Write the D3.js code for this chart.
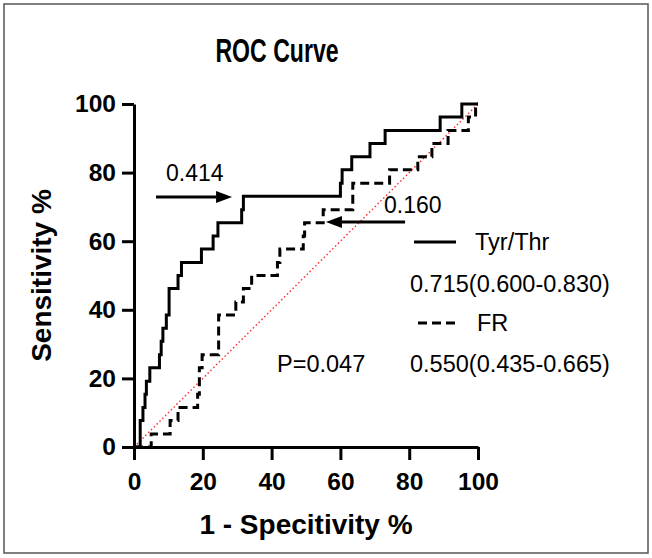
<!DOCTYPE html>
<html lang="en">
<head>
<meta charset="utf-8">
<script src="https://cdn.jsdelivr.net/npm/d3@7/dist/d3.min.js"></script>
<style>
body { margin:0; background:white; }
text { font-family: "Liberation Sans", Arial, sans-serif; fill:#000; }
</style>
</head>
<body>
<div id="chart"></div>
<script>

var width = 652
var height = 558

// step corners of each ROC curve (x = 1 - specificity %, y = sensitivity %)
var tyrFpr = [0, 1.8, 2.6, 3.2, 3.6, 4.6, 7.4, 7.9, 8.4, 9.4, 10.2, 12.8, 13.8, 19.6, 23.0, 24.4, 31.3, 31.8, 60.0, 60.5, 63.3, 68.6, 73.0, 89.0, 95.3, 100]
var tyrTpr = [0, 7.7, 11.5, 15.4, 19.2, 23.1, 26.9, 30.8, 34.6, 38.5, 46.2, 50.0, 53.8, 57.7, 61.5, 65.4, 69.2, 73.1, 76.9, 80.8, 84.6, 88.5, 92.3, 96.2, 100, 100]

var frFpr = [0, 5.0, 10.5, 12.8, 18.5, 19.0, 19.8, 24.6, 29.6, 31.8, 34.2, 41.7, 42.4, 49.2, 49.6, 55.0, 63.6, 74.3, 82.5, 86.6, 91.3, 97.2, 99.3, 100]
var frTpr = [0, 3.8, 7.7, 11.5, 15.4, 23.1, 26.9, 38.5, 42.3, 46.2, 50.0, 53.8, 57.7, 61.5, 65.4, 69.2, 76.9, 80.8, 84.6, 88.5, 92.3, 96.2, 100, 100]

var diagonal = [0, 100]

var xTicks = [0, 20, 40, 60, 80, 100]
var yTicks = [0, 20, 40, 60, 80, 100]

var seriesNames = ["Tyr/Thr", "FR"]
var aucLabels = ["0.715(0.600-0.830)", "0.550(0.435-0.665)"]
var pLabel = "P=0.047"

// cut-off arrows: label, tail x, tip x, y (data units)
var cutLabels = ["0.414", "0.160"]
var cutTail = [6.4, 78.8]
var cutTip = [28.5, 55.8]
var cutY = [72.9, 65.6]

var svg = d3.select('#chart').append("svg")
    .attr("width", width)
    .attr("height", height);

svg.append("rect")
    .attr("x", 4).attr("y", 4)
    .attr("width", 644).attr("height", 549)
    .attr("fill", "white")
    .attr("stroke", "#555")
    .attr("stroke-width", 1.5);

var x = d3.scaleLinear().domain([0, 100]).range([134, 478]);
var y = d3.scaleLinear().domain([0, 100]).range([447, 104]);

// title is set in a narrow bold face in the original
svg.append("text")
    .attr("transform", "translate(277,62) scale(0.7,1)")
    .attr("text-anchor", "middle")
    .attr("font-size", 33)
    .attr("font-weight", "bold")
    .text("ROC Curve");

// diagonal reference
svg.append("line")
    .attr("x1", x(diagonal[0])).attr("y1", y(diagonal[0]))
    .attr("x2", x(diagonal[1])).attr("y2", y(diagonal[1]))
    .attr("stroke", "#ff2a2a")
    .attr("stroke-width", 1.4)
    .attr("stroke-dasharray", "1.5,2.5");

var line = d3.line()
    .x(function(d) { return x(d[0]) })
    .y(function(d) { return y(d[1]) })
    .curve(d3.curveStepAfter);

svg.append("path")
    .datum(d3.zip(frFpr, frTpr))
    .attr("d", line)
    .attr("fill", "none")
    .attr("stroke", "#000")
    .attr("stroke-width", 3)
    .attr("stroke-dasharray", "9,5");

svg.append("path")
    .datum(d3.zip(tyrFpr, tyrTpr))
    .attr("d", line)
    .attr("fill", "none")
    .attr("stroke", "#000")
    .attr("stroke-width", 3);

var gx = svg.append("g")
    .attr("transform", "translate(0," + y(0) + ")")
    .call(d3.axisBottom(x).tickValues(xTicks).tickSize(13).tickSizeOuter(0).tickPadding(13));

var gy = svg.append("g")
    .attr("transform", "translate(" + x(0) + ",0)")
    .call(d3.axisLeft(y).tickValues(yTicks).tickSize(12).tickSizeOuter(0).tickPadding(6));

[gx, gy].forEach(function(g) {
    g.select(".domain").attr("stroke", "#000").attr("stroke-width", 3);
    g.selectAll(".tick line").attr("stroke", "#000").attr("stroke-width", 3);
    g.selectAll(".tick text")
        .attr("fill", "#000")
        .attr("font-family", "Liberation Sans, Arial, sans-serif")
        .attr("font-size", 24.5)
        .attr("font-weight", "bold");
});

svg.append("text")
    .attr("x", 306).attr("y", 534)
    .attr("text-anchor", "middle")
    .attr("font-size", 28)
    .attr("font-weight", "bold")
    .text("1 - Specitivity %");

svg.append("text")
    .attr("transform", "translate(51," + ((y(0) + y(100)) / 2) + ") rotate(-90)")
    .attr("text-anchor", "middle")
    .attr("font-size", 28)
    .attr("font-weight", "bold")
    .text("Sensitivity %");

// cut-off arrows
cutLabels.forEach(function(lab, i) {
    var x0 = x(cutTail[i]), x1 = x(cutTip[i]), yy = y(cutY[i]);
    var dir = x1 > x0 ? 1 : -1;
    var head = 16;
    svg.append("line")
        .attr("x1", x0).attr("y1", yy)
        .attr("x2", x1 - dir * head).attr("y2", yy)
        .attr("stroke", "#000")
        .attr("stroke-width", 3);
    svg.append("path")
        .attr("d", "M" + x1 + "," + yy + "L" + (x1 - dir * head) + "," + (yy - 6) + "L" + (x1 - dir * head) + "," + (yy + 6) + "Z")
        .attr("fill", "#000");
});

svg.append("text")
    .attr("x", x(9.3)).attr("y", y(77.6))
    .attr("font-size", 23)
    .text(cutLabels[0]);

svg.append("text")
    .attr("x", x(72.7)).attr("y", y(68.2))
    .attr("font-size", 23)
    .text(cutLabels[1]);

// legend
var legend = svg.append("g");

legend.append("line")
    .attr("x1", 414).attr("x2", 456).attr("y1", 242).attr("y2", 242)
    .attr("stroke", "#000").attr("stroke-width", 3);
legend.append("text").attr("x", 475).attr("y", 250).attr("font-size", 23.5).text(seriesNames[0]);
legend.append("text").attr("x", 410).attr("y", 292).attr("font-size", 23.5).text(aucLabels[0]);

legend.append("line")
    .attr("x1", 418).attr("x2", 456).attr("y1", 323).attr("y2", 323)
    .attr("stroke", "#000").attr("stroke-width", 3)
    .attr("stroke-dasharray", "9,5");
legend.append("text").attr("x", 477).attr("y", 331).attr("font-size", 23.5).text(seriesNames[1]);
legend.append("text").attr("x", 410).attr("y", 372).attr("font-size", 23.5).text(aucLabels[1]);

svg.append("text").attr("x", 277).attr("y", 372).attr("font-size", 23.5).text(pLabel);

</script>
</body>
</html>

* _Task statement_:
Repeat the material exactly as it reads, without any of its pictures.

* _Written answer_:
Write the D3.js code for this chart.
<!DOCTYPE html>
<html lang="en">
<head>
<meta charset="utf-8">
<script src="https://cdn.jsdelivr.net/npm/d3@7/dist/d3.min.js"></script>
<style>
body { margin:0; background:white; }
text { font-family: "Liberation Sans", Arial, sans-serif; fill:#000; }
</style>
</head>
<body>
<div id="chart"></div>
<script>

var width = 652
var height = 558

// step corners of each ROC curve (x = 1 - specificity %, y = sensitivity %)
var tyrFpr = [0, 1.8, 2.6, 3.2, 3.6, 4.6, 7.4, 7.9, 8.4, 9.4, 10.2, 12.8, 13.8, 19.6, 23.0, 24.4, 31.3, 31.8, 60.0, 60.5, 63.3, 68.6, 73.0, 89.0, 95.3, 100]
var tyrTpr = [0, 7.7, 11.5, 15.4, 19.2, 23.1, 26.9, 30.8, 34.6, 38.5, 46.2, 50.0, 53.8, 57.7, 61.5, 65.4, 69.2, 73.1, 76.9, 80.8, 84.6, 88.5, 92.3, 96.2, 100, 100]

var frFpr = [0, 5.0, 10.5, 12.8, 18.5, 19.0, 19.8, 24.6, 29.6, 31.8, 34.2, 41.7, 42.4, 49.2, 49.6, 55.0, 63.6, 74.3, 82.5, 86.6, 91.3, 97.2, 99.3, 100]
var frTpr = [0, 3.8, 7.7, 11.5, 15.4, 23.1, 26.9, 38.5, 42.3, 46.2, 50.0, 53.8, 57.7, 61.5, 65.4, 69.2, 76.9, 80.8, 84.6, 88.5, 92.3, 96.2, 100, 100]

var diagonal = [0, 100]

var xTicks = [0, 20, 40, 60, 80, 100]
var yTicks = [0, 20, 40, 60, 80, 100]

var seriesNames = ["Tyr/Thr", "FR"]
var aucLabels = ["0.715(0.600-0.830)", "0.550(0.435-0.665)"]
var pLabel = "P=0.047"

// cut-off arrows: label, tail x, tip x, y (data units)
var cutLabels = ["0.414", "0.160"]
var cutTail = [6.4, 78.8]
var cutTip = [28.5, 55.8]
var cutY = [72.9, 65.6]

var svg = d3.select('#chart').append("svg")
    .attr("width", width)
    .attr("height", height);

svg.append("rect")
    .attr("x", 4).attr("y", 4)
    .attr("width", 644).attr("height", 549)
    .attr("fill", "white")
    .attr("stroke", "#555")
    .attr("stroke-width", 1.5);

var x = d3.scaleLinear().domain([0, 100]).range([134, 478]);
var y = d3.scaleLinear().domain([0, 100]).range([447, 104]);

// title is set in a narrow bold face in the original
svg.append("text")
    .attr("transform", "translate(277,62) scale(0.7,1)")
    .attr("text-anchor", "middle")
    .attr("font-size", 33)
    .attr("font-weight", "bold")
    .text("ROC Curve");

// diagonal reference
svg.append("line")
    .attr("x1", x(diagonal[0])).attr("y1", y(diagonal[0]))
    .attr("x2", x(diagonal[1])).attr("y2", y(diagonal[1]))
    .attr("stroke", "#ff2a2a")
    .attr("stroke-width", 1.4)
    .attr("stroke-dasharray", "1.5,2.5");

var line = d3.line()
    .x(function(d) { return x(d[0]) })
    .y(function(d) { return y(d[1]) })
    .curve(d3.curveStepAfter);

svg.append("path")
    .datum(d3.zip(frFpr, frTpr))
    .attr("d", line)
    .attr("fill", "none")
    .attr("stroke", "#000")
    .attr("stroke-width", 3)
    .attr("stroke-dasharray", "9,5");

svg.append("path")
    .datum(d3.zip(tyrFpr, tyrTpr))
    .attr("d", line)
    .attr("fill", "none")
    .attr("stroke", "#000")
    .attr("stroke-width", 3);

var gx = svg.append("g")
    .attr("transform", "translate(0," + y(0) + ")")
    .call(d3.axisBottom(x).tickValues(xTicks).tickSize(13).tickSizeOuter(0).tickPadding(13));

var gy = svg.append("g")
    .attr("transform", "translate(" + x(0) + ",0)")
    .call(d3.axisLeft(y).tickValues(yTicks).tickSize(12).tickSizeOuter(0).tickPadding(6));

[gx, gy].forEach(function(g) {
    g.select(".domain").attr("stroke", "#000").attr("stroke-width", 3);
    g.selectAll(".tick line").attr("stroke", "#000").attr("stroke-width", 3);
    g.selectAll(".tick text")
        .attr("fill", "#000")
        .attr("font-family", "Liberation Sans, Arial, sans-serif")
        .attr("font-size", 24.5)
        .attr("font-weight", "bold");
});

svg.append("text")
    .attr("x", 306).attr("y", 534)
    .attr("text-anchor", "middle")
    .attr("font-size", 28)
    .attr("font-weight", "bold")
    .text("1 - Specitivity %");

svg.append("text")
    .attr("transform", "translate(51," + ((y(0) + y(100)) / 2) + ") rotate(-90)")
    .attr("text-anchor", "middle")
    .attr("font-size", 28)
    .attr("font-weight", "bold")
    .text("Sensitivity %");

// cut-off arrows
cutLabels.forEach(function(lab, i) {
    var x0 = x(cutTail[i]), x1 = x(cutTip[i]), yy = y(cutY[i]);
    var dir = x1 > x0 ? 1 : -1;
    var head = 16;
    svg.append("line")
        .attr("x1", x0).attr("y1", yy)
        .attr("x2", x1 - dir * head).attr("y2", yy)
        .attr("stroke", "#000")
        .attr("stroke-width", 3);
    svg.append("path")
        .attr("d", "M" + x1 + "," + yy + "L" + (x1 - dir * head) + "," + (yy - 6) + "L" + (x1 - dir * head) + "," + (yy + 6) + "Z")
        .attr("fill", "#000");
});

svg.append("text")
    .attr("x", x(9.3)).attr("y", y(77.6))
    .attr("font-size", 23)
    .text(cutLabels[0]);

svg.append("text")
    .attr("x", x(72.7)).attr("y", y(68.2))
    .attr("font-size", 23)
    .text(cutLabels[1]);

// legend
var legend = svg.append("g");

legend.append("line")
    .attr("x1", 414).attr("x2", 456).attr("y1", 242).attr("y2", 242)
    .attr("stroke", "#000").attr("stroke-width", 3);
legend.append("text").attr("x", 475).attr("y", 250).attr("font-size", 23.5).text(seriesNames[0]);
legend.append("text").attr("x", 410).attr("y", 292).attr("font-size", 23.5).text(aucLabels[0]);

legend.append("line")
    .attr("x1", 418).attr("x2", 456).attr("y1", 323).attr("y2", 323)
    .attr("stroke", "#000").attr("stroke-width", 3)
    .attr("stroke-dasharray", "9,5");
legend.append("text").attr("x", 477).attr("y", 331).attr("font-size", 23.5).text(seriesNames[1]);
legend.append("text").attr("x", 410).attr("y", 372).attr("font-size", 23.5).text(aucLabels[1]);

svg.append("text").attr("x", 277).attr("y", 372).attr("font-size", 23.5).text(pLabel);

</script>
</body>
</html>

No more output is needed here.